▸ **TASK OBJECTIVE**:
Exactly retype the lines from the top of the data through the line containing "ax.set_xticklabels(months[::3])", leaving out every picture.

▸ **GIVEN DATA**:
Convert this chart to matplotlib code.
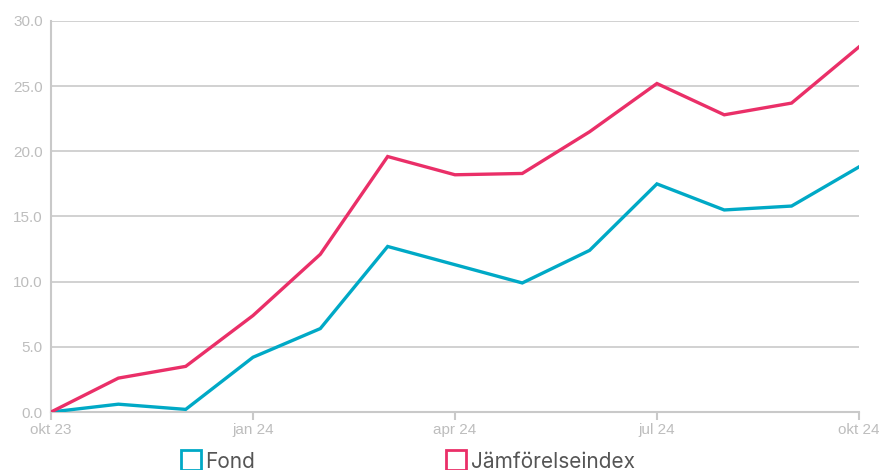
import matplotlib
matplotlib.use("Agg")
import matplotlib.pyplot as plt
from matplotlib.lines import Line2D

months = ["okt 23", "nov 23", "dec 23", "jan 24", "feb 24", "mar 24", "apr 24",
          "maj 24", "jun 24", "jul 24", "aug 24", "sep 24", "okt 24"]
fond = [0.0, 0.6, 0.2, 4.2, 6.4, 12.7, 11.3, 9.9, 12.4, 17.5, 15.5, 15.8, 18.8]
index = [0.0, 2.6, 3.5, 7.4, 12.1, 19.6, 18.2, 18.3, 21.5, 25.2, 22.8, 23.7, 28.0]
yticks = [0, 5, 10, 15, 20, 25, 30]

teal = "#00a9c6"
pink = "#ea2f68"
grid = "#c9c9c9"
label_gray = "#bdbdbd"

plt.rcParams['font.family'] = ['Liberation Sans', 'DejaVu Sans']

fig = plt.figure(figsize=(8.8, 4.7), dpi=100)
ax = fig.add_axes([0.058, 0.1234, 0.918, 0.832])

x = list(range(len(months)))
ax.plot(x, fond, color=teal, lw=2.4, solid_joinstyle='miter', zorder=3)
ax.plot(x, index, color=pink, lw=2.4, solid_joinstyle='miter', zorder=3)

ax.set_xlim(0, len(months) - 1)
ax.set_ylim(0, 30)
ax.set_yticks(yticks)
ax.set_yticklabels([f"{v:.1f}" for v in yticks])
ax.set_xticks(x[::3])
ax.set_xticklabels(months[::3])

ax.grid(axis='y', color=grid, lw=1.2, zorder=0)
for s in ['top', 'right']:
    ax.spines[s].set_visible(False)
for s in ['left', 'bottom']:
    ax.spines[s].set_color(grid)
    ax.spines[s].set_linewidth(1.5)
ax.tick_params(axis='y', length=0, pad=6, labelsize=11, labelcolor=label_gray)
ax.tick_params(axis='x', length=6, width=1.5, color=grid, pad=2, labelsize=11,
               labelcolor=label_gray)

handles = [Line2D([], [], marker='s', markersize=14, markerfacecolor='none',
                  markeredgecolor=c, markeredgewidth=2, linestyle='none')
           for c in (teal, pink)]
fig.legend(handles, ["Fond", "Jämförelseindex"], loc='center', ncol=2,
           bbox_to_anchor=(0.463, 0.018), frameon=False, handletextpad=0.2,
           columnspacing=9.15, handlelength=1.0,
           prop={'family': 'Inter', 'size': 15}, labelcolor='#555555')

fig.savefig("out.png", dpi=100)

▸ **SOLVED EXERCISE**:
Convert this chart to matplotlib code.
import matplotlib
matplotlib.use("Agg")
import matplotlib.pyplot as plt
from matplotlib.lines import Line2D

months = ["okt 23", "nov 23", "dec 23", "jan 24", "feb 24", "mar 24", "apr 24",
          "maj 24", "jun 24", "jul 24", "aug 24", "sep 24", "okt 24"]
fond = [0.0, 0.6, 0.2, 4.2, 6.4, 12.7, 11.3, 9.9, 12.4, 17.5, 15.5, 15.8, 18.8]
index = [0.0, 2.6, 3.5, 7.4, 12.1, 19.6, 18.2, 18.3, 21.5, 25.2, 22.8, 23.7, 28.0]
yticks = [0, 5, 10, 15, 20, 25, 30]

teal = "#00a9c6"
pink = "#ea2f68"
grid = "#c9c9c9"
label_gray = "#bdbdbd"

plt.rcParams['font.family'] = ['Liberation Sans', 'DejaVu Sans']

fig = plt.figure(figsize=(8.8, 4.7), dpi=100)
ax = fig.add_axes([0.058, 0.1234, 0.918, 0.832])

x = list(range(len(months)))
ax.plot(x, fond, color=teal, lw=2.4, solid_joinstyle='miter', zorder=3)
ax.plot(x, index, color=pink, lw=2.4, solid_joinstyle='miter', zorder=3)

ax.set_xlim(0, len(months) - 1)
ax.set_ylim(0, 30)
ax.set_yticks(yticks)
ax.set_yticklabels([f"{v:.1f}" for v in yticks])
ax.set_xticks(x[::3])
ax.set_xticklabels(months[::3])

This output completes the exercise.